Chaudhry, the symbol of Pakistan’s vibrant lawyers movement and one of the catalysts for the strong anti-Musharraf sentiment across the country, has been under house arrest in the capital since November 3 with his wife and three children. He has been allowed no visitors, and he has managed only intermittent telephone contact with the outside world.
Once Gillani and a yet to be announced cabinet are sworn in, probably by the end of the week, the barricades around Chaudhry’s house in Islamabad will almost certainly be removed, lawyers said. Plans to encourage Chaudhry to walk from his house to the gates of the Supreme Court in celebration and confrontation when the police cordon at his home is removed have been dropped, said Athar Minallah, a leader of the lawyers’ movement.
Zardari has been using the weeks since his party swept into power in the recent parliamentary elections to secure his own authority. On Wednesday, the new coalition elected a parliamentary speaker, Fahmida Mirza, by the two-thirds majority needed for an impeachment vote. Mirza, the wife of Zulfikar Mirza, one of Zardari’s close confidants, is the first woman to be elected speaker in Pakistan.

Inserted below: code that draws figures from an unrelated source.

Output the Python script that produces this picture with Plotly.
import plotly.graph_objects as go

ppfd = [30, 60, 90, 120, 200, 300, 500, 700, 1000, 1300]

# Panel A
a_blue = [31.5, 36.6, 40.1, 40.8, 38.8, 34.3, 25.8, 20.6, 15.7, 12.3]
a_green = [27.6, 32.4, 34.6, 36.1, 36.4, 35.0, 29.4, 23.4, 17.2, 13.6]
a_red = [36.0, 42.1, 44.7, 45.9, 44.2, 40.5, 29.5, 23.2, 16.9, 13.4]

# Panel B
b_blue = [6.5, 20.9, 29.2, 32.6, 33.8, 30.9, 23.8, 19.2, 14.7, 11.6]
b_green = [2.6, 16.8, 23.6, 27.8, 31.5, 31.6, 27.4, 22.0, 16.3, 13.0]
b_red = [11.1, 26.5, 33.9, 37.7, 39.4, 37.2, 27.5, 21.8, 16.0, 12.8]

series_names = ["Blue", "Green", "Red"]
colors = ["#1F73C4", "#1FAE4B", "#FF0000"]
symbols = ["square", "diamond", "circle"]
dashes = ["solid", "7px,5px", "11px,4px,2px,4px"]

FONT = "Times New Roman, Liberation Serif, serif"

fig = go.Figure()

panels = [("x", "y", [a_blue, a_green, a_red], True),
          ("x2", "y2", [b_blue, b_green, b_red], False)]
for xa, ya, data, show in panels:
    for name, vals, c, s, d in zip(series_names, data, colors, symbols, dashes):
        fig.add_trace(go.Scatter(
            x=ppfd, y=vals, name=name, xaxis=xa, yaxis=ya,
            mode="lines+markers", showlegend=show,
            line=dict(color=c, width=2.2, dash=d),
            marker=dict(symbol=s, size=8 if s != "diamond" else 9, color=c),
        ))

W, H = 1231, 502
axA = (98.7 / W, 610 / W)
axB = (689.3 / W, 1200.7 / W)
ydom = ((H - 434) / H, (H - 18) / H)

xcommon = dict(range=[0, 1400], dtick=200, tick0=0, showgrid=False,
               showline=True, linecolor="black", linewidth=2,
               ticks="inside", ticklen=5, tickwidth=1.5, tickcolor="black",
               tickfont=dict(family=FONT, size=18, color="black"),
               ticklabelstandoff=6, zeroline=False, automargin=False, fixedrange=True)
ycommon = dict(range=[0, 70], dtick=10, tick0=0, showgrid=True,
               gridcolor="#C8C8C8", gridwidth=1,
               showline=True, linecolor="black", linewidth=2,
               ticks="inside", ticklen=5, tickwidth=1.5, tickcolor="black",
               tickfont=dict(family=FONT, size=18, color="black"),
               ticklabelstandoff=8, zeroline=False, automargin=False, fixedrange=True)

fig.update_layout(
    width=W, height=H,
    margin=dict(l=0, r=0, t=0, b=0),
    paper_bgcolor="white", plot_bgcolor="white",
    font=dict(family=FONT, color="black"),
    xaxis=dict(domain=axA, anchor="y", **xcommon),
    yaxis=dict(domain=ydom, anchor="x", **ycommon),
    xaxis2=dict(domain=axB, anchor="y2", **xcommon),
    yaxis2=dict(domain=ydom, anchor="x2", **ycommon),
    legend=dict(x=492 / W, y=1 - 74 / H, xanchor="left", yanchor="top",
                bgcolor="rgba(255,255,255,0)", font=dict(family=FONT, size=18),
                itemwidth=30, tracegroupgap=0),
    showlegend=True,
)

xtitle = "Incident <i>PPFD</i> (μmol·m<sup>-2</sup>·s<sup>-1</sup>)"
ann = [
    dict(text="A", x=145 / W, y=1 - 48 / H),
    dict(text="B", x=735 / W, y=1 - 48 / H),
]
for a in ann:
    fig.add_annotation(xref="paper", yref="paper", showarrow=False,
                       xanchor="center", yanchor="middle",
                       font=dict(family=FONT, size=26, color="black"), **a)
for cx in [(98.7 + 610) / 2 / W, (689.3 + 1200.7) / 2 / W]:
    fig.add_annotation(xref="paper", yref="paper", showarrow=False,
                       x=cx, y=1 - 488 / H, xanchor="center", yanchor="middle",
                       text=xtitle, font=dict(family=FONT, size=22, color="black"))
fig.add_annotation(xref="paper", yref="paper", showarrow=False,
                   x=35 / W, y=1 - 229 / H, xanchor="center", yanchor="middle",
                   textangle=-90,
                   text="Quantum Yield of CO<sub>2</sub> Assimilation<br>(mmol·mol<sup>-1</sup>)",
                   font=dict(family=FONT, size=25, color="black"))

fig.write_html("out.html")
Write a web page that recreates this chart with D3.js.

After his wife’s death in December, Zardari returned to Pakistan from his home in Manhattan to take control of the Pakistani Peoples Party, leading it to victory in the elections last month. But he did not run for a parliamentary seat himself because he missed the deadline. He also lacks a bachelor’s degree, a requirement introduced by the Musharraf government for parliamentary candidates.